At 14, Varkatzas, along with guitarist Dan Jacobs and drummer Brandon Saller, formed a punk band called Retribution. By 1998, when Varkatzas was 16, Retribution developed a heavier style and changed names to Atreyu, as seen on their 1998 independent release, Visions. After their 2001 EP, Fractures in the Facade of Your Porcelain Beauty, fell into the hands of Victory Records, the band signed to Victory and released their debut album, Suicide Notes and Butterfly Kisses in 2002. Since then, the band has released four other albums before embarking on hiatus,: The Curse in 2004, A Death-Grip on Yesterday in 2006, Lead Sails Paper Anchor in 2007, and Congregation of the Damned in 2009. After ten years of worldwide success, the band went on hiatus.
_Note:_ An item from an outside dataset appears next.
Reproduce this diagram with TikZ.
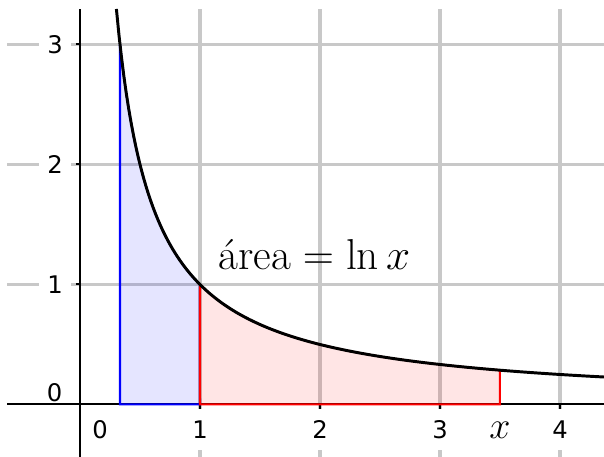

On July 1, 2014, the band officially announced their return from hiatus by playing several festivals including Aftershock and Slipknot's Knotfest. A new single was released on their official YouTube channel titled "So Others May Live" and plans for a new album titled "Long Live". Long Live was released on September 18, 2015. Furthermore, a second album called "In Our Wake" was released on October 12, 2018. 3 singles have been released so far including a music Video for the song In our wake. Another single, “Super Hero” was written by the band, along with Aaron Gillespie of Underoath and M. Shadows of Avenged Sevenfold providing guest vocals in the verses.

On August 22, 2020, news began circulating that Varkatzas had parted ways with Atreyu; though, the singer himself later confirmed that it was just a rumor. However, on September 30, 2020, Varkatzas and Atreyu both released statements confirming his departure.

== I Am War ==

After Atreyu went on a hiatus in 2011, Varkatzas started a hardcore project named I Am War with Brandan Schieppati of Bleeding Through. The band released an album entitled Outlive You All in 2012.

== Dead Icarus ==
In June 2021, Varkatzas announced the name of his new band, Dead Icarus.

On August 11, 2023, the band released their first single, "Sellout", and announced they had signed with MNRK Heavy. The band would release their debut EP titled Ad Infernum on March 13, 2024, and their debut studio album titled ZEALOT on October 31, 2024.

Dead Icarus consists of himself, Gabe Mangold (guitarist for Enterprise Earth) and Brandon Zackey (drummer for Whitechapel).